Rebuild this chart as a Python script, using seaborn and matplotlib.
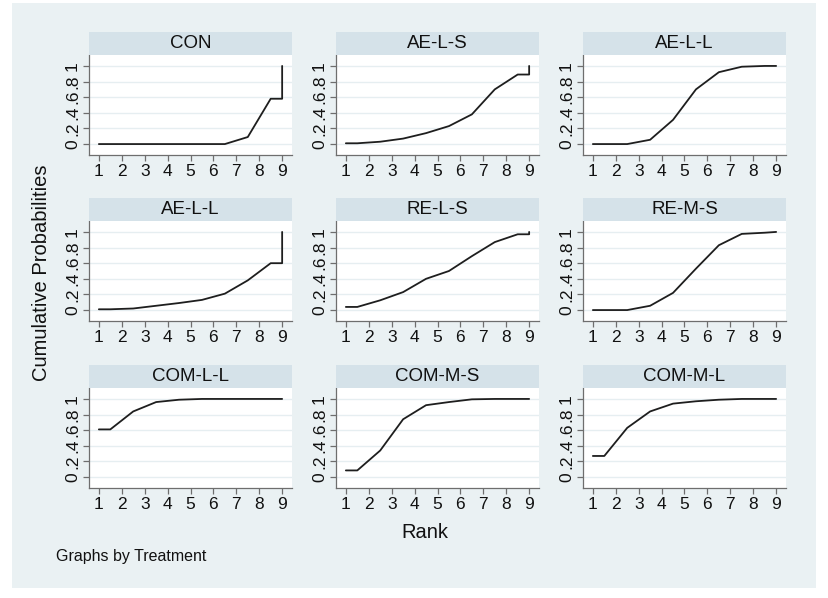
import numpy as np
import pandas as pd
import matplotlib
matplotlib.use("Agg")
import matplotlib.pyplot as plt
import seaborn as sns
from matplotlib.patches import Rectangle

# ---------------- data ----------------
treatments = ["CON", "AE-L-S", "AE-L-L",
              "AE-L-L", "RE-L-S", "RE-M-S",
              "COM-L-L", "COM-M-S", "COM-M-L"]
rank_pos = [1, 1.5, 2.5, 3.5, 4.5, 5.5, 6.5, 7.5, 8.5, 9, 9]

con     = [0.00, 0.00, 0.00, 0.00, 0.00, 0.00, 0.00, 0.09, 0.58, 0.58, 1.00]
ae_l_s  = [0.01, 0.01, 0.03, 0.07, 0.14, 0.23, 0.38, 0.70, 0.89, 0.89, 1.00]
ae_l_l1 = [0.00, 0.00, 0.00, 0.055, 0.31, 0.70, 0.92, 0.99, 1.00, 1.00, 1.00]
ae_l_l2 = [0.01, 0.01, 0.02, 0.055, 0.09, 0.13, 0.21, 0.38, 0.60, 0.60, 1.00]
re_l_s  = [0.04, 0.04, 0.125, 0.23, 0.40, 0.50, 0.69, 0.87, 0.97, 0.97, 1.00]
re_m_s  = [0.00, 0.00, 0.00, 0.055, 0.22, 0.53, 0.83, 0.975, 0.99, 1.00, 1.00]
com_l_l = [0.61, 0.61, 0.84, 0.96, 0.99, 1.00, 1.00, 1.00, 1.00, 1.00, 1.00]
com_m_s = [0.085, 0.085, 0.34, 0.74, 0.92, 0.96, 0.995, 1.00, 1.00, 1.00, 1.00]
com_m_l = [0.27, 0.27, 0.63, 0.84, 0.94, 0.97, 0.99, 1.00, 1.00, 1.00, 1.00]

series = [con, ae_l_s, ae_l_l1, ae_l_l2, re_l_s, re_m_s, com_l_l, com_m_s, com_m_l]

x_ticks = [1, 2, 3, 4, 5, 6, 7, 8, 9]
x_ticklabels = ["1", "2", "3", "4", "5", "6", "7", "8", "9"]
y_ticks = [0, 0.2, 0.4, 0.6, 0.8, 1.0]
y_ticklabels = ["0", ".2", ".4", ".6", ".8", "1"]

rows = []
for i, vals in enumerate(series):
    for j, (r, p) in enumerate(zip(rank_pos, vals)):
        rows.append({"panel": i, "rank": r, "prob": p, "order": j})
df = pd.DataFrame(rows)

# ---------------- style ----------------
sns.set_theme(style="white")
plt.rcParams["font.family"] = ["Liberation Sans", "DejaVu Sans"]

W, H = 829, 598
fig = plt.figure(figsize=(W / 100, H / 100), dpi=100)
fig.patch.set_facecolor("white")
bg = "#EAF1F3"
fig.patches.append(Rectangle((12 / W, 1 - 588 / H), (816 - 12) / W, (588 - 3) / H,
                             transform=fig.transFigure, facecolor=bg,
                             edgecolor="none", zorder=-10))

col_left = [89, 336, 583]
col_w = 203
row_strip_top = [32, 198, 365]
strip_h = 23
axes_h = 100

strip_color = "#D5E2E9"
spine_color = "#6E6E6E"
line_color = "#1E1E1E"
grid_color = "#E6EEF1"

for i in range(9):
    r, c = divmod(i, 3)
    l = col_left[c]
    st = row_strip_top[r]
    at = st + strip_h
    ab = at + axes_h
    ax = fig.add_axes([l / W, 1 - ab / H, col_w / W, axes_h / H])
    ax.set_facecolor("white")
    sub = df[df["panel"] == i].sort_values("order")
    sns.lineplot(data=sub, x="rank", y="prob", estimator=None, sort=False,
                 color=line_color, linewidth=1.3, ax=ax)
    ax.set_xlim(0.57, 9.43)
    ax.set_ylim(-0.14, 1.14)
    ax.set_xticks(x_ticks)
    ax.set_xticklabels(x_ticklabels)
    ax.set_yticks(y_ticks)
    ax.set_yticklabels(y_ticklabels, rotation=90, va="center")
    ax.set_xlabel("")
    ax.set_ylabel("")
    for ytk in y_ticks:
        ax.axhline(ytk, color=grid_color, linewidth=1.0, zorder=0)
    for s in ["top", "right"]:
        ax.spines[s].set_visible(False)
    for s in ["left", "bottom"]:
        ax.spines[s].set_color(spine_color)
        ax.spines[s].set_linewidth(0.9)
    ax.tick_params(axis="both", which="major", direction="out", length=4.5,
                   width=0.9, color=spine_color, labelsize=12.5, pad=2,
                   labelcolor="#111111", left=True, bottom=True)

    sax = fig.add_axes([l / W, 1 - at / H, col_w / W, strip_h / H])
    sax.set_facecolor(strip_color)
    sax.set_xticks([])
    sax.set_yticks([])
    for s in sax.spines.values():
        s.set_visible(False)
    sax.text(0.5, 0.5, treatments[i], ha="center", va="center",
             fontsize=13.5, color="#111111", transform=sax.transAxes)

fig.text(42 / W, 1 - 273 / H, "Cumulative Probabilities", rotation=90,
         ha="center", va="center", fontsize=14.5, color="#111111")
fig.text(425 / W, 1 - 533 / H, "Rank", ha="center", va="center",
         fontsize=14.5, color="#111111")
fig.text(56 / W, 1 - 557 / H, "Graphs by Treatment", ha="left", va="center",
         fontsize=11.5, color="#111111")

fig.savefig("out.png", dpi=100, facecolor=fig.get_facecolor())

===============

• [EXERCISE PROMPT] Leave the pictures out, and print every line of the listing exactly as written.

• [EXPECTED ANSWER]
Rebuild this chart as a Python script, using seaborn and matplotlib.
import numpy as np
import pandas as pd
import matplotlib
matplotlib.use("Agg")
import matplotlib.pyplot as plt
import seaborn as sns
from matplotlib.patches import Rectangle

# ---------------- data ----------------
treatments = ["CON", "AE-L-S", "AE-L-L",
              "AE-L-L", "RE-L-S", "RE-M-S",
              "COM-L-L", "COM-M-S", "COM-M-L"]
rank_pos = [1, 1.5, 2.5, 3.5, 4.5, 5.5, 6.5, 7.5, 8.5, 9, 9]

con     = [0.00, 0.00, 0.00, 0.00, 0.00, 0.00, 0.00, 0.09, 0.58, 0.58, 1.00]
ae_l_s  = [0.01, 0.01, 0.03, 0.07, 0.14, 0.23, 0.38, 0.70, 0.89, 0.89, 1.00]
ae_l_l1 = [0.00, 0.00, 0.00, 0.055, 0.31, 0.70, 0.92, 0.99, 1.00, 1.00, 1.00]
ae_l_l2 = [0.01, 0.01, 0.02, 0.055, 0.09, 0.13, 0.21, 0.38, 0.60, 0.60, 1.00]
re_l_s  = [0.04, 0.04, 0.125, 0.23, 0.40, 0.50, 0.69, 0.87, 0.97, 0.97, 1.00]
re_m_s  = [0.00, 0.00, 0.00, 0.055, 0.22, 0.53, 0.83, 0.975, 0.99, 1.00, 1.00]
com_l_l = [0.61, 0.61, 0.84, 0.96, 0.99, 1.00, 1.00, 1.00, 1.00, 1.00, 1.00]
com_m_s = [0.085, 0.085, 0.34, 0.74, 0.92, 0.96, 0.995, 1.00, 1.00, 1.00, 1.00]
com_m_l = [0.27, 0.27, 0.63, 0.84, 0.94, 0.97, 0.99, 1.00, 1.00, 1.00, 1.00]

series = [con, ae_l_s, ae_l_l1, ae_l_l2, re_l_s, re_m_s, com_l_l, com_m_s, com_m_l]

x_ticks = [1, 2, 3, 4, 5, 6, 7, 8, 9]
x_ticklabels = ["1", "2", "3", "4", "5", "6", "7", "8", "9"]
y_ticks = [0, 0.2, 0.4, 0.6, 0.8, 1.0]
y_ticklabels = ["0", ".2", ".4", ".6", ".8", "1"]

rows = []
for i, vals in enumerate(series):
    for j, (r, p) in enumerate(zip(rank_pos, vals)):
        rows.append({"panel": i, "rank": r, "prob": p, "order": j})
df = pd.DataFrame(rows)

# ---------------- style ----------------
sns.set_theme(style="white")
plt.rcParams["font.family"] = ["Liberation Sans", "DejaVu Sans"]

W, H = 829, 598
fig = plt.figure(figsize=(W / 100, H / 100), dpi=100)
fig.patch.set_facecolor("white")
bg = "#EAF1F3"
fig.patches.append(Rectangle((12 / W, 1 - 588 / H), (816 - 12) / W, (588 - 3) / H,
                             transform=fig.transFigure, facecolor=bg,
                             edgecolor="none", zorder=-10))

col_left = [89, 336, 583]
col_w = 203
row_strip_top = [32, 198, 365]
strip_h = 23
axes_h = 100

strip_color = "#D5E2E9"
spine_color = "#6E6E6E"
line_color = "#1E1E1E"
grid_color = "#E6EEF1"

for i in range(9):
    r, c = divmod(i, 3)
    l = col_left[c]
    st = row_strip_top[r]
    at = st + strip_h
    ab = at + axes_h
    ax = fig.add_axes([l / W, 1 - ab / H, col_w / W, axes_h / H])
    ax.set_facecolor("white")
    sub = df[df["panel"] == i].sort_values("order")
    sns.lineplot(data=sub, x="rank", y="prob", estimator=None, sort=False,
                 color=line_color, linewidth=1.3, ax=ax)
    ax.set_xlim(0.57, 9.43)
    ax.set_ylim(-0.14, 1.14)
    ax.set_xticks(x_ticks)
    ax.set_xticklabels(x_ticklabels)
    ax.set_yticks(y_ticks)
    ax.set_yticklabels(y_ticklabels, rotation=90, va="center")
    ax.set_xlabel("")
    ax.set_ylabel("")
    for ytk in y_ticks:
        ax.axhline(ytk, color=grid_color, linewidth=1.0, zorder=0)
    for s in ["top", "right"]:
        ax.spines[s].set_visible(False)
    for s in ["left", "bottom"]:
        ax.spines[s].set_color(spine_color)
        ax.spines[s].set_linewidth(0.9)
    ax.tick_params(axis="both", which="major", direction="out", length=4.5,
                   width=0.9, color=spine_color, labelsize=12.5, pad=2,
                   labelcolor="#111111", left=True, bottom=True)

    sax = fig.add_axes([l / W, 1 - at / H, col_w / W, strip_h / H])
    sax.set_facecolor(strip_color)
    sax.set_xticks([])
    sax.set_yticks([])
    for s in sax.spines.values():
        s.set_visible(False)
    sax.text(0.5, 0.5, treatments[i], ha="center", va="center",
             fontsize=13.5, color="#111111", transform=sax.transAxes)

fig.text(42 / W, 1 - 273 / H, "Cumulative Probabilities", rotation=90,
         ha="center", va="center", fontsize=14.5, color="#111111")
fig.text(425 / W, 1 - 533 / H, "Rank", ha="center", va="center",
         fontsize=14.5, color="#111111")
fig.text(56 / W, 1 - 557 / H, "Graphs by Treatment", ha="left", va="center",
         fontsize=11.5, color="#111111")

fig.savefig("out.png", dpi=100, facecolor=fig.get_facecolor())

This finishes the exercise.